La distruzione dell’italiano

La distruzione dell’italiano è anche una metafora della Nazione. Ernesto Galli della Loggia ha pubblicato sul Corriere della Sera una circolare scolastica redatta dal preside di un istituto superiore, del quale preside, a riprova che non è uno scherzo, si è impegnato a fornire riservatamente nome e cognome a chi glielo richiedesse. Eccone il testo: “Circolare n. 44. Oggetto: circolazione circolari. Sono state presentate alcune rimostranze da parte di genitori dell’alberghiero e dei loro rappresentanza (sic!) riguarda (sic!) la mancata circolazione di alcune circolari. Si raccomanda di far circolare per le classi agli (sic!) studenti tutte le circolari e di farle ricircolare per le classi uscite prima (sic!). Si raccomando (sic!) di mantenere un flusso continuo di circolazione e di ricircolazione delle circolari anche con l’ausilio attivo e fattivo all’(sic!) istituto alberghiero degli studenti di accoglienza turistica”.

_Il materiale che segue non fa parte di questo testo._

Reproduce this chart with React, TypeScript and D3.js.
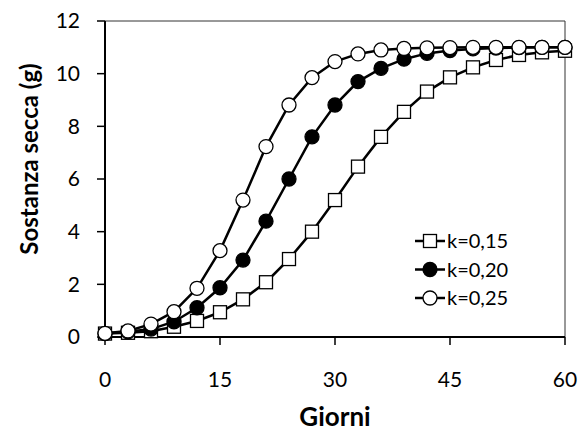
import * as d3 from "d3";
import React from "react";

// days (every 3 days)
const giorni = [0, 3, 6, 9, 12, 15, 18, 21, 24, 27, 30, 33, 36, 39, 42, 45, 48, 51, 54, 57, 60];

// sostanza secca (g)
const k015 = [0.13, 0.16, 0.22, 0.39, 0.61, 0.94, 1.43, 2.08, 2.96, 4.0, 5.2, 6.47, 7.6, 8.55, 9.32, 9.86, 10.24, 10.52, 10.71, 10.81, 10.87];
const k020 = [0.13, 0.2, 0.3, 0.58, 1.11, 1.87, 2.92, 4.4, 6.0, 7.6, 8.81, 9.7, 10.2, 10.55, 10.77, 10.88, 10.94, 10.97, 10.99, 11.0, 11.0];
const k025 = [0.14, 0.23, 0.49, 0.96, 1.85, 3.28, 5.2, 7.23, 8.81, 9.85, 10.46, 10.75, 10.9, 10.96, 10.98, 10.99, 11.0, 11.0, 11.0, 11.0, 11.0];

const legendLabels = ["k=0,15", "k=0,20", "k=0,25"];
const xTicks = [0, 15, 30, 45, 60];
const yTicks = [0, 2, 4, 6, 8, 10, 12];

const series = [
  { name: legendLabels[0], values: k015, marker: "square", fill: "#fff" },
  { name: legendLabels[1], values: k020, marker: "circle", fill: "#000" },
  { name: legendLabels[2], values: k025, marker: "circle", fill: "#fff" },
];

const W = 579;
const H = 433;
const left = 105;
const right = 565;
const top = 21;
const bottom = 337;
const font = "Lato, 'Noto Sans', sans-serif";

function Marker({ type, cx, cy, fill }: { type: string; cx: number; cy: number; fill: string }) {
  if (type === "square") {
    return <rect x={cx - 6.5} y={cy - 6.5} width={13} height={13} fill={fill} stroke="#000" strokeWidth={1.3} />;
  }
  return <circle cx={cx} cy={cy} r={7} fill={fill} stroke="#000" strokeWidth={1.3} />;
}

export default function App() {
  const x = d3.scaleLinear().domain([0, 60]).range([left, right]);
  const y = d3.scaleLinear().domain([0, 12]).range([bottom, top]);
  const line = d3
    .line<number>()
    .x((d, i) => x(giorni[i]))
    .y((d) => y(d));

  return (
    <svg width={W} height={H} style={{ position: "absolute", left: 0, top: 0, background: "#fff" }}>
      {/* frame */}
      <line x1={left} x2={right} y1={top} y2={top} stroke="#333" strokeWidth={1} />
      <line x1={right} x2={right} y1={top} y2={bottom} stroke="#333" strokeWidth={1} />
      <line x1={left} x2={left} y1={top} y2={bottom} stroke="#000" strokeWidth={2} />
      <line x1={left} x2={right} y1={bottom} y2={bottom} stroke="#000" strokeWidth={2} />

      {yTicks.map((t) => (
        <g key={"y" + t}>
          <line x1={left - 8} x2={left} y1={y(t)} y2={y(t)} stroke="#000" strokeWidth={1.5} />
          <text x={80} y={y(t)} dy="0.35em" textAnchor="end" fontFamily={font} fontSize={21}>
            {t}
          </text>
        </g>
      ))}
      {xTicks.map((t) => (
        <g key={"x" + t}>
          <line x1={x(t)} x2={x(t)} y1={bottom} y2={bottom + 8} stroke="#000" strokeWidth={1.5} />
          <text x={x(t)} y={380} dy="0.35em" textAnchor="middle" fontFamily={font} fontSize={21}>
            {t}
          </text>
        </g>
      ))}

      <text x={(left + right) / 2} y={426} textAnchor="middle" fontFamily={font} fontSize={26} fontWeight="bold">
        Giorni
      </text>
      <text
        transform={`translate(30,159) rotate(-90)`}
        dy="0.35em"
        textAnchor="middle"
        fontFamily={font}
        fontSize={24}
        fontWeight="bold"
      >
        Sostanza secca (g)
      </text>

      {series.map((s) => (
        <g key={s.name}>
          <path d={line(s.values) || ""} fill="none" stroke="#000" strokeWidth={2.5} />
          {s.values.map((v, i) => (
            <Marker key={i} type={s.marker} cx={x(giorni[i])} cy={y(v)} fill={s.fill} />
          ))}
        </g>
      ))}

      {/* legend */}
      {series.map((s, i) => {
        const ly = 241 + i * 28.5;
        return (
          <g key={"lg" + s.name}>
            <line x1={415} x2={445} y1={ly} y2={ly} stroke="#000" strokeWidth={2.5} />
            <Marker type={s.marker} cx={430} cy={ly} fill={s.fill} />
            <text x={447} y={ly} dy="0.35em" fontFamily={font} fontSize={20}>
              {s.name}
            </text>
          </g>
        );
      })}
    </svg>
  );
}
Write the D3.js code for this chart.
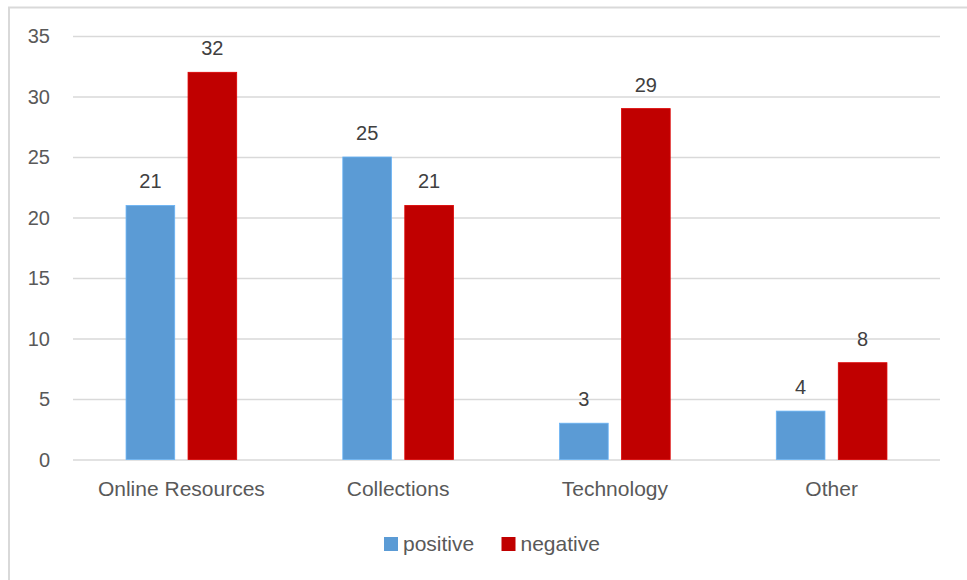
<!DOCTYPE html>
<html>
<head>
<meta charset="utf-8">
<script src="https://cdn.jsdelivr.net/npm/d3@7"></script>
<style>
  html, body { margin: 0; padding: 0; background: #fff; }
  svg { display: block; }
  text { font-family: "Liberation Sans", Arial, sans-serif; }
</style>
</head>
<body>
<svg id="chart" width="967" height="580"></svg>
<script>
// Feedback counts by area
const categories = ["Online Resources", "Collections", "Technology", "Other"];
const seriesNames = ["positive", "negative"];
const positiveValues = [21, 25, 3, 4];
const negativeValues = [32, 21, 29, 8];
const yTicks = [0, 5, 10, 15, 20, 25, 30, 35];
const seriesColors = ["#5B9BD5", "#C00000"];

const rows = categories.map((c, i) => ({
  category: c,
  values: [positiveValues[i], negativeValues[i]]
}));

const svg = d3.select("#chart");
const W = 967, H = 580;
const plot = { left: 73, right: 940, top: 36, bottom: 459.5 };

// Chart frame
svg.append("rect")
  .attr("x", 9).attr("y", 7.5)
  .attr("width", W + 20).attr("height", H + 20)
  .attr("fill", "#fff")
  .attr("stroke", "#D9D9D9")
  .attr("stroke-width", 2);

const x = d3.scaleBand()
  .domain(categories)
  .range([plot.left, plot.right])
  .paddingInner(0).paddingOuter(0);

const y = d3.scaleLinear()
  .domain([0, 35])
  .range([plot.bottom, plot.top]);

// Bars inside each category: two bars with a small gap, centred
const barW = x.bandwidth() * 0.2245;
const gap = x.bandwidth() * 0.0615;
const xInner = d3.scaleOrdinal()
  .domain(seriesNames)
  .range([-(barW + gap / 2), gap / 2]);

// Gridlines + y labels via axis
const yAxis = d3.axisLeft(y)
  .tickValues(yTicks)
  .tickSize(-(plot.right - plot.left))
  .tickPadding(23)
  .tickFormat(d3.format("d"));

const gy = svg.append("g")
  .attr("transform", `translate(${plot.left},0)`)
  .call(yAxis);
gy.select(".domain").remove();
gy.selectAll(".tick line")
  .attr("stroke", "#D9D9D9")
  .attr("stroke-width", 1.5);
gy.selectAll(".tick text")
  .attr("fill", "#595959")
  .style("font-size", "20px")
  .attr("dy", "0.34em");

// Category axis labels
const xAxis = d3.axisBottom(x).tickSize(0).tickPadding(22);
const gx = svg.append("g")
  .attr("transform", `translate(0,${plot.bottom})`)
  .call(xAxis);
gx.select(".domain").remove();
gx.selectAll(".tick text")
  .attr("fill", "#595959")
  .style("font-size", "21px");

// Bars
const groups = svg.append("g").selectAll("g")
  .data(rows)
  .join("g")
  .attr("transform", d => `translate(${x(d.category) + x.bandwidth() / 2},0)`);

groups.selectAll("rect")
  .data(d => d.values.map((v, i) => ({ key: seriesNames[i], value: v, color: seriesColors[i] })))
  .join("rect")
  .attr("x", d => xInner(d.key))
  .attr("width", barW)
  .attr("y", d => y(d.value))
  .attr("height", d => y(0) - y(d.value))
  .attr("fill", d => d.color)
  .attr("stroke", d => d3.color(d.color).brighter(0.4))
  .attr("stroke-width", 0.8);

// Value labels
groups.selectAll("text.val")
  .data(d => d.values.map((v, i) => ({ key: seriesNames[i], value: v })))
  .join("text")
  .attr("class", "val")
  .attr("x", d => xInner(d.key) + barW / 2)
  .attr("y", d => y(d.value) - 17)
  .attr("text-anchor", "middle")
  .attr("fill", "#404040")
  .style("font-size", "20px")
  .text(d => d.value);

// Legend
const legend = svg.append("g").attr("transform", "translate(384,537)");
const legendItems = legend.selectAll("g")
  .data(seriesNames)
  .join("g")
  .attr("transform", (d, i) => `translate(${i === 0 ? 0 : 117.5},0)`);
legendItems.append("rect")
  .attr("width", 14).attr("height", 14)
  .attr("fill", (d, i) => seriesColors[i]);
legendItems.append("text")
  .attr("x", 19).attr("y", 14)
  .attr("fill", "#595959")
  .style("font-size", "21px")
  .text(d => d);
</script>
</body>
</html>
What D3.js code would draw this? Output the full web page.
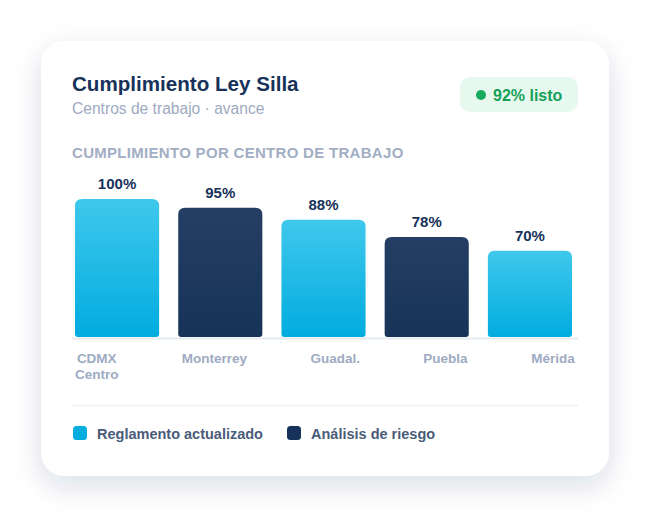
<!DOCTYPE html>
<html>
<head>
<meta charset="utf-8">
<script src="https://cdn.jsdelivr.net/npm/d3@7"></script>
<style>
  html, body { margin: 0; padding: 0; background: #ffffff; }
  svg { display: block; font-family: "Liberation Sans", Arial, Helvetica, sans-serif; }
</style>
</head>
<body>
<script>
const width = 650,
    height = 518;

// data
const centros = ["CDMX Centro", "Monterrey", "Guadal.", "Puebla", "Mérida"];
const avance = [100, 95, 88, 78, 70];
const serie = ["reglamento", "riesgo", "reglamento", "riesgo", "reglamento"];
const leyenda = ["Reglamento actualizado", "Análisis de riesgo"];
const badge = "92% listo";

const card = {x: 41, y: 41, w: 568, h: 435};

let svg = d3.select('body').append('svg')
    .attr('width', width)
    .attr('height', height);

let defs = svg.append('defs');
let shadow = defs.append('filter').attr('id', 'shadow')
    .attr('x', '-20%').attr('y', '-20%').attr('width', '140%').attr('height', '150%');
shadow.append('feDropShadow')
    .attr('dx', 0).attr('dy', 10)
    .attr('stdDeviation', 14)
    .attr('flood-color', '#1e3358')
    .attr('flood-opacity', 0.15);

let gLight = defs.append('linearGradient').attr('id', 'gLight')
    .attr('x1', 0).attr('y1', 0).attr('x2', 0).attr('y2', 1);
gLight.append('stop').attr('offset', '0%').attr('stop-color', '#3fc8ec');
gLight.append('stop').attr('offset', '100%').attr('stop-color', '#02acdf');

let gDark = defs.append('linearGradient').attr('id', 'gDark')
    .attr('x1', 0).attr('y1', 0).attr('x2', 0).attr('y2', 1);
gDark.append('stop').attr('offset', '0%').attr('stop-color', '#243e64');
gDark.append('stop').attr('offset', '100%').attr('stop-color', '#183358');

// card
svg.append('rect')
    .attr('x', card.x).attr('y', card.y)
    .attr('width', card.w).attr('height', card.h)
    .attr('rx', 24)
    .attr('fill', '#ffffff')
    .attr('filter', 'url(#shadow)');

// header
svg.append('text')
    .attr('x', 72).attr('y', 91)
    .attr('font-size', 20.6).attr('font-weight', 700)
    .attr('fill', '#17325a')
    .text('Cumplimiento Ley Silla');

svg.append('text')
    .attr('x', 72).attr('y', 114)
    .attr('font-size', 15.6)
    .attr('fill', '#9eaac0')
    .text('Centros de trabajo · avance');

// badge
let bg = svg.append('g');
bg.append('rect')
    .attr('x', 460).attr('y', 77)
    .attr('width', 118).attr('height', 35)
    .attr('rx', 10)
    .attr('fill', '#e7f8ef');
bg.append('circle')
    .attr('cx', 481).attr('cy', 95).attr('r', 5)
    .attr('fill', '#17aa5c');
bg.append('text')
    .attr('x', 493).attr('y', 101)
    .attr('font-size', 16).attr('font-weight', 700)
    .attr('fill', '#14a058')
    .text(badge);

svg.append('text')
    .attr('x', 72).attr('y', 158)
    .attr('font-size', 15).attr('font-weight', 700)
    .attr('letter-spacing', 0.3)
    .attr('fill', '#a2aec4')
    .text('CUMPLIMIENTO POR CENTRO DE TRABAJO');

// scales
const x = d3.scaleBand()
    .domain(centros)
    .range([75, 572])
    .paddingInner(0.185)
    .paddingOuter(0);

const y = d3.scaleLinear()
    .domain([20, 100])
    .range([337, 199]);

// baseline
svg.append('line')
    .attr('x1', 72).attr('x2', 578)
    .attr('y1', 338.5).attr('y2', 338.5)
    .attr('stroke', '#e6ebf2').attr('stroke-width', 2);

function barPath(x0, y0, w, h, rt, rb) {
    return `M${x0},${y0 + rt}` +
        `Q${x0},${y0} ${x0 + rt},${y0}` +
        `H${x0 + w - rt}` +
        `Q${x0 + w},${y0} ${x0 + w},${y0 + rt}` +
        `V${y0 + h - rb}` +
        `Q${x0 + w},${y0 + h} ${x0 + w - rb},${y0 + h}` +
        `H${x0 + rb}` +
        `Q${x0},${y0 + h} ${x0},${y0 + h - rb}Z`;
}

let data = centros.map((c, i) => ({name: c, value: avance[i], serie: serie[i]}));

svg.selectAll('path.bar')
    .data(data)
    .enter().append('path')
    .attr('class', 'bar')
    .attr('d', d => barPath(x(d.name), y(d.value), x.bandwidth(), y(20) - y(d.value), 7, 3))
    .attr('fill', d => d.serie === 'reglamento' ? 'url(#gLight)' : 'url(#gDark)');

svg.selectAll('text.val')
    .data(data)
    .enter().append('text')
    .attr('class', 'val')
    .attr('x', d => x(d.name) + x.bandwidth() / 2)
    .attr('y', d => y(d.value) - 10)
    .attr('text-anchor', 'middle')
    .attr('font-size', 15).attr('font-weight', 700)
    .attr('fill', '#17325a')
    .text(d => d.value + '%');

// category labels, spread edge to edge like a space-between row
let labels = svg.selectAll('text.cat')
    .data(data)
    .enter().append('text')
    .attr('class', 'cat')
    .attr('y', 363)
    .attr('text-anchor', 'middle')
    .attr('font-size', 13.5).attr('font-weight', 700)
    .attr('fill', '#9eabc2');

labels.each(function (d) {
    let t = d3.select(this);
    d.name.split(' ').forEach((w, j) => {
        t.append('tspan').attr('x', 0).attr('dy', j ? 16 : 0).text(w);
    });
});

let widths = [];
labels.each(function () { widths.push(this.getBBox().width); });
const left = 75, right = 575;
let gap = (right - left - d3.sum(widths)) / (widths.length - 1);
let cursor = left;
labels.each(function (d, i) {
    let cx = cursor + widths[i] / 2;
    d3.select(this).selectAll('tspan').attr('x', cx);
    cursor += widths[i] + gap;
});

// separator
svg.append('line')
    .attr('x1', 72).attr('x2', 578)
    .attr('y1', 405.5).attr('y2', 405.5)
    .attr('stroke', '#eef1f5').attr('stroke-width', 1.5);

// legend
const legendColor = d3.scaleOrdinal().domain(leyenda).range(['#03ade0', '#17325a']);
const legendX = [73, 287];
let lg = svg.selectAll('g.legend')
    .data(leyenda)
    .enter().append('g')
    .attr('class', 'legend')
    .attr('transform', (d, i) => `translate(${legendX[i]},426)`);
lg.append('rect')
    .attr('width', 14).attr('height', 14).attr('rx', 3.5)
    .attr('fill', d => legendColor(d));
lg.append('text')
    .attr('x', 24).attr('y', 13)
    .attr('font-size', 14.5).attr('font-weight', 700)
    .attr('fill', '#4a5c79')
    .text(d => d);
</script>
</body>
</html>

Esattamente Galli della Loggia ha sottolineato, tra l’altro, che il testo è degno del migliore Totò. E ha tratto dall’episodio una serie di sconfortanti domande sulla nostra scuola. Ma qui ho citato la circolare come esempio professionale del disfacimento della lingua italiana e di come tale sfacelo sia effetto e causa, nonché prova, dell’impoverimento non solo economico dell’Italia. Sempre sul Corriere della Sera, Paolo Di Stefano ha dato la notizia che il Dipartimento di giurisprudenza dell’Università di Pisa ha deciso di istituire per il terzo o quarto anno di studio “un corso di scrittura e di grammatica della frase”. Avete capito bene! Sono stati costretti, i giuristi di quell’ateneo, ad insegnare un po’ d’italiano decente ai laureandi in legge. Non ne potevano più di leggere le tesi scorrette degli allievi. “Non imprecise o lacunose sul piano concettuale, ma deficitarie sul piano della lingua italiana. Anacoluti, distorsioni, pleonasmi, reggenze sbagliate, sviste lessicali, incapacità di usare la punteggiatura. Per non dire del deficit grammaticale e sintattico che emerge dai concorsi pubblici. Un disastro”. Davvero un disastro. Si sarebbe detto, in passato, che erano tesi scritte con i piedi! Oggi sarebbe un complimento.

Questi due esempi dimostrano sconsolatamente che, in alto ed in basso, la partita è persa, se un dirigente scolastico scrive seriamente come un comico senza esserlo e se l’università deve acconciarsi a fare la maestrina di scuola media. Che possiamo attenderci da una Nazione che non sa più esprimersi completamente nella propria lingua o in lingua appropriata? Da una Nazione che conficca inglesismi nelle leggi e nelle istituzioni? Da una Nazione le cui classi dirigenti, giornalisti compresi, biascicano parole straniere per apparire più colte di quel che sono; mischiano in astrusi periodi vocaboli a caso; talvolta non capiscono loro stesse quel che dicono?

Confucio disse che, quando le parole perdono significato, il popolo perde la libertà. Noi siamo un popolo che sta addirittura rinunciando del tutto alla propria lingua e getta alle ortiche il patrimonio della cultura e della storia.